Students Adapt to the New School Year

How students kept up with learning during the six months out of school


Desteny Casanova

A student struggles to start assignments again after the long break of quarantine.


Am I Group A?

Do I do virtual today?

This all just feels like too much.

Just how are students keeping up with a new schedule, a new set of standards, and new ways of learning after six months away.

  Last March was a confusing time for students and for a lot of them, it still is. There was virtual learning last Spring, but many students opted not to participate with their grades already set.

For others, like junior Mallory Sparks, boredom led them to Canvas to continue their courses.

“ I [participated in virtual learning], she said. “I was actually kind of happy when they did start because I was so bored and doing school work didn’t bother me.” 

While some students participated in virtual learning, some did not. 

“I didn’t do the virtual learning assignments,” said junior Felix Galan. “The reason why is because it wasn’t mandatory and I struggle to do assignments online. I still kept up with learning in other ways though.”

Sophomore Yoslene (Yosie) Santiago didn’t participate in the virtual learning last Spring either, but she did get a feel of what it looked like. It helped prepare her for the upcoming school year. 

“I personally did not do the virtual learning but I did help my friends out with the assignments teachers posted since it gave them an opportunity to bring their grade up and allow them to learn while not being at school,” she said. “I have mixed feelings with coming back to doing schooling after a six-month break as everything is different. The way teachers are posting assignments to make it available for students that are virtual, like me. But I am also glad to have school again since it gives me a chance to learn new things and start back my routine as being a Richmond High School student.”

Communication between the teachers and students was crucial during the time they were apart.  

“I would message [my teachers] if I had a question,” said Sparks. “Some teachers would get right back to you as to where some would take all day.”

Some teachers even messaged without the student having questions. 

“My teachers communicated with me often,” Galan said. “I didn’t even do any assignments after a while and they still messaged with me to keep me updated with work and to just make sure I was doing alright.” 

For the freshmen, last year was their first year of high school. They never got to experience the full year and their learning was cut short. 

“When we were told that we would not go to school for the next following three weeks because of COVID-19 I was very shocked since we’re just experiencing the beginning of a worldwide pandemic,” said Santiago. “At first I thought it was very nice to be out of school but it did get lonely while staying at home not having anything to do since I had this routine that Monday through Friday I would go to school.
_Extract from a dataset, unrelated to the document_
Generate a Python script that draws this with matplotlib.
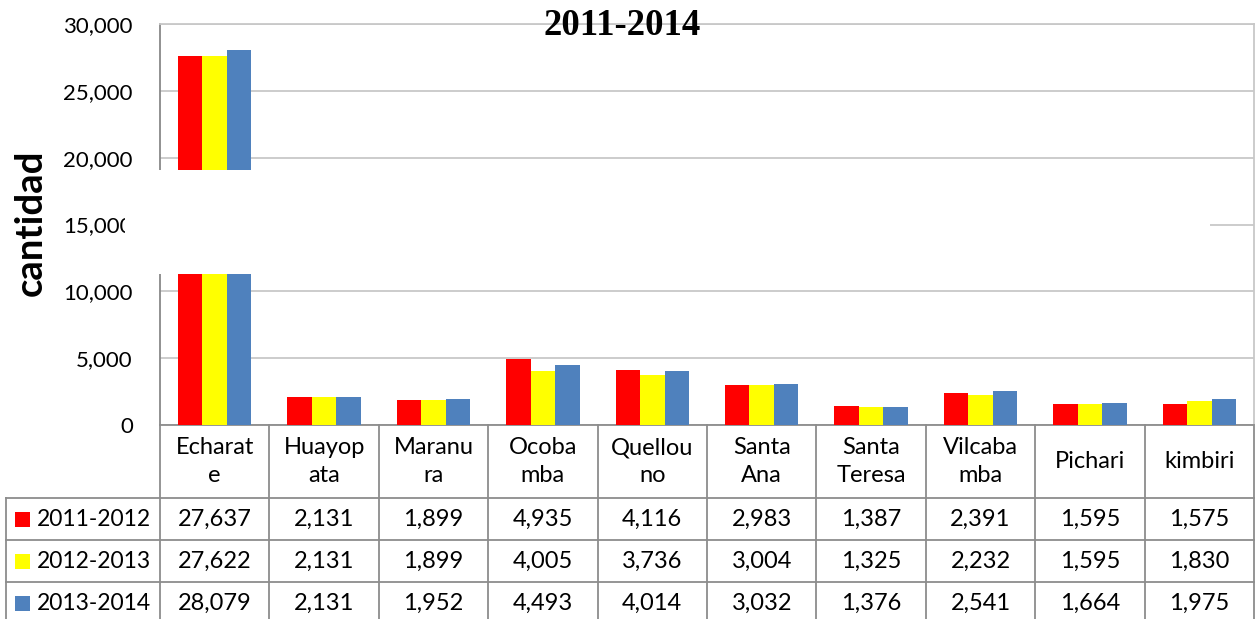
import matplotlib
matplotlib.use('Agg')
import matplotlib.pyplot as plt
from matplotlib.patches import Rectangle
from matplotlib.ticker import StrMethodFormatter
import numpy as np

# data
districts = ["Echarate", "Huayopata", "Maranura", "Ocobamba", "Quellouno",
             "Santa Ana", "Santa Teresa", "Vilcabamba", "Pichari", "kimbiri"]
# header cells as wrapped in the table
district_cells = ["Echarat\ne", "Huayop\nata", "Maranu\nra", "Ocoba\nmba", "Quellou\nno",
                  "Santa\nAna", "Santa\nTeresa", "Vilcaba\nmba", "Pichari", "kimbiri"]
periods = ["2011-2012", "2012-2013", "2013-2014"]
v_2011_2012 = [27637, 2131, 1899, 4935, 4116, 2983, 1387, 2391, 1595, 1575]
v_2012_2013 = [27622, 2131, 1899, 4005, 3736, 3004, 1325, 2232, 1595, 1830]
v_2013_2014 = [28079, 2131, 1952, 4493, 4014, 3032, 1376, 2541, 1664, 1975]
series = [v_2011_2012, v_2012_2013, v_2013_2014]
colors = ["#FF0000", "#FFFF00", "#4F81BD"]

W, H = 1257, 619
fig = plt.figure(figsize=(W / 100, H / 100), dpi=100)
plt.rcParams['font.family'] = ['Lato', 'DejaVu Sans']

# plot area in pixels
px_l, px_r, px_t, px_b = 160, 1254, 24, 425
ax = fig.add_axes([px_l / W, (H - px_b) / H, (px_r - px_l) / W, (px_b - px_t) / H])
ax_h = px_b - px_t
col_w = (px_r - px_l) / len(districts)

x = np.arange(len(districts))
bw = 24.5 / col_w
for k, (vals, c) in enumerate(zip(series, colors)):
    ax.bar(x + (k - 1) * bw, vals, width=bw, color=c, zorder=3, linewidth=0)

ax.set_xlim(-0.5, len(districts) - 0.5)
ax.set_ylim(0, 30000)
ax.set_yticks(np.arange(0, 30001, 5000))
ax.yaxis.set_major_formatter(StrMethodFormatter('{x:,.0f}'))
ax.tick_params(axis='y', length=0, pad=19.5, labelsize=16)
ax.set_xticks([])
ax.grid(axis='y', color='#C8C8C8', linewidth=1.3, zorder=0)
ax.spines['top'].set_color('#C8C8C8')
ax.spines['right'].set_color('#C8C8C8')
ax.spines['left'].set_color('#888888')
ax.spines['bottom'].set_color('#8C8C8C')
for s in ax.spines.values():
    s.set_linewidth(1.3)

# data table under the plot
trans = ax.get_xaxis_transform()
line_kw = dict(color='#8C8C8C', linewidth=1.3, transform=trans, clip_on=False)
y_head = -73 / ax_h
y_rows = [-115 / ax_h, -157 / ax_h]
y_bot = -205 / ax_h
x_left = -0.5 - (px_l - 6) / col_w
for yy in [y_head] + y_rows:
    ax.plot([x_left, len(districts) - 0.5], [yy, yy], **line_kw)
for k in range(len(districts) + 1):
    ax.plot([k - 0.5, k - 0.5], [0, y_bot], **line_kw)
ax.plot([x_left, x_left], [y_head, y_bot], **line_kw)

for i, name in enumerate(district_cells):
    ax.text(i, -36.5 / ax_h, name, transform=trans, ha='center', va='center',
            fontsize=17, linespacing=1.4, clip_on=False)

row_centers = [-94 / ax_h, -136 / ax_h, -178 / ax_h]
sq = 15
for yc, label, vals, c in zip(row_centers, periods, series, colors):
    ax.add_patch(Rectangle((-0.5 - (px_l - 15) / col_w, yc - sq / 2 / ax_h), sq / col_w, sq / ax_h,
                           facecolor=c, edgecolor='none', transform=trans, clip_on=False))
    ax.text(-0.5 - (px_l - 37) / col_w, yc, label, transform=trans, ha='left', va='center',
            fontsize=16.5, clip_on=False)
    for i, v in enumerate(vals):
        ax.text(i, yc, f"{v:,}", transform=trans, ha='center', va='center',
                fontsize=17, clip_on=False)

# white band that breaks the axis
fig.add_artist(Rectangle((125 / W, (H - 274) / H), (1210 - 125) / W, 104 / H,
                         transform=fig.transFigure, facecolor='white', edgecolor='none', zorder=10))

fig.text(622 / W, 1 - 35 / H, "2011-2014", ha='center', va='baseline', fontsize=26.5,
         fontweight='bold', family=['Liberation Serif', 'DejaVu Serif'], zorder=11)
fig.text(31 / W, 1 - 223 / H, "cantidad", rotation=90, ha='center', va='center',
         fontsize=27.5, fontweight='bold')

fig.savefig("out.png", dpi=100)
Yes, I would say my freshman year was cut short.”

Students like Galan might’ve kept their learning up in alternative ways other than actually doing virtual last year. 

“Even though I didn’t do virtual learning I still kept up with learning in some ways,” he said. “I don’t know if it counts but I watched a ton of documentaries and I also read a bunch of stuff on my phone. I looked at the news on the app on my phone and stayed updated on current events that were happening. I definitely did not learn as much compared to what I would’ve learned if I did online, but I learned in my own way during this rough time.”

After having six months off of school and not learning in person, it was scary for some to grasp and to be at ease with this new normal. This year is unlike any other. 

“I personally was very nervous and anxious going back to school after such a long break,” said Sparks. “I hadn’t been in a classroom in so long and it’s a junior year so that made it even more nerve-racking. They say that’s your hardest year. But I was excited to come back at the same time because I miss seeing all my friends and teachers. 

Santiago shares her perspective on how she’s adjusting to virtual learning currently. 

“Since I am doing 100% virtual this year it has been stressful since I am not used to having a large amount of school work,” she said. “I do know that I am not the only one struggling as many of my virtual and hybrid friends have also complained about how stressful this school year is going with all the amount of work. It may also be that this year as sophomores we are relied on to do more school work and since many are doing their first AP classes so it causes stress.” 

Now that the school year is back in full swing, it’s been challenging for some students. For others, it’s been okay. 

“The transition [has] been hard, I’m not going to lie,” said Sparks. “The workload is heavy, and doing it from home and at school is making it even more difficult to keep up and stay on top of things. I’m just hoping after a month or so in school, I’ll have it down and it’ll be manageable.” 

Although this year is unlike any other, students are still making the best of it, just as they did last year. 

“Everything changed completely since last March and it’s been really weird,” said Galan. “I know that at the beginning of March I struggled with the sudden change and being out of school. I missed it, which is something I never thought would happen. I struggled with virtual learning and just didn’t do it. That was just for me personally. I have friends that did it and really enjoyed it. I’m glad that we’re back in school and that I can finally learn how I like to learn. I’m happy that the school and the teachers have been so helpful over this time. I’m excited to see how the rest of this year is going to go.”